The emotional work that comes with liberation isn’t easy, and many men are struggling with it. In their minds, liberation should simplify life, not complicate it.
So here’s my theory: The Roman Empire trend serves as the ultimate ‘man cave’ for the modern male psyche. It’s a world of war, power, and grandeur—a place where men could be MEN, and women, well, not so much. It’s a realm that seems to offer a form of escapism, a break from the complexities and ambiguities of modern life. It’s like a psychological time machine that transports men back to an era where the rules were clear, and the roles well-defined. But it’s not just nostalgia; it’s a deep-rooted psychological yearning that taps into the very essence of what many men consider to be the epitome of masculinity.
Psychologists Weigh In
And it’s not just me who feels this way. The Tab joined in on this discussion in their article, where they spoke to psychologists about this phenomenon. According to Dr. Alicia Brown from Turning Tides Psychology, the Roman Empire is the epitome of the alpha male—the gladiator, the conqueror, the ruler. It’s like a psychological time machine. It’s not just about the allure of physical strength; it’s also about the mental fortitude that the Roman Empire represents. The empire was a complex society with a legal system, technological innovations, and a structured hierarchy, offering multiple avenues for men to assert their masculinity.
The Tab also spoke to a neurologist called Dr Rachel Taylor, who suggests it could be down to “historical thinking”.
The quote reads: “Epigenetics is how the environment interplays with our DNA and how this passes onto our descendants…in my opinion, many become fascinated with this period of history due to the cultural influences and images that abound from there.

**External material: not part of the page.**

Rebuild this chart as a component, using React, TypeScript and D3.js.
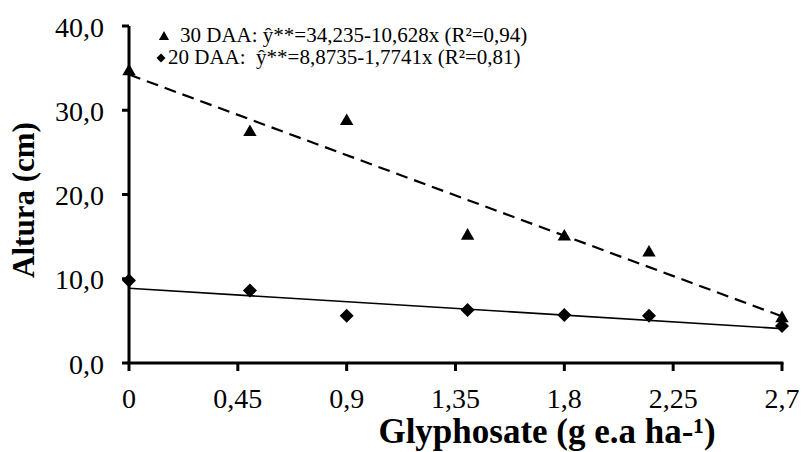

They play into the imagination and imagery of many people – but in particular men – and the visualisation of power, war and drama.”
The Complexity of it All
The Roman Empire was a patriarchal society, and this modern fascination could be a subconscious yearning for less equality. So, are we backsliding? Is this trend a red flag for feminists? It’s a question that can’t be ignored. The Roman Empire was a society where women had limited rights; they couldn’t vote, hold public office, or even be counted as a full citizen. Property and children belonged to the husband, and women were often relegated to the domestic sphere. This system perpetuated male dominance and offered men a range of roles and opportunities that were systematically denied to women.
But it’s not just a one-sided issue. This multifaceted obsession goes beyond mere historical interest; it taps into deeper issues of identity and gender. It’s a world where masculinity was celebrated, but it’s also a world that marginalised women. This complexity makes it a wake-up call for feminists to scrutinise not just the glaring issues but also the subtle undercurrents that shape gender dynamics today.
Time to Wake Up, Romeos
So, there you have it. Men are enamoured with the Roman Empire, and it’s not just about togas and gladiators. It’s a complex web of nostalgia, masculinity, and patriarchy. But let’s not forget, we’re in the 21st century, not ancient Rome. While men might be yearning for a simpler time when roles were clearly defined, we can’t afford to romanticise a period that marginalised half the population. It’s high time we all—men and women alike—face the emotional labour of today’s world. Because trust me, liberation isn’t just about breaking chains; it’s about understanding why they were there in the first place. But one thing is for sure: all roads-and men’s thoughts lead to Rome.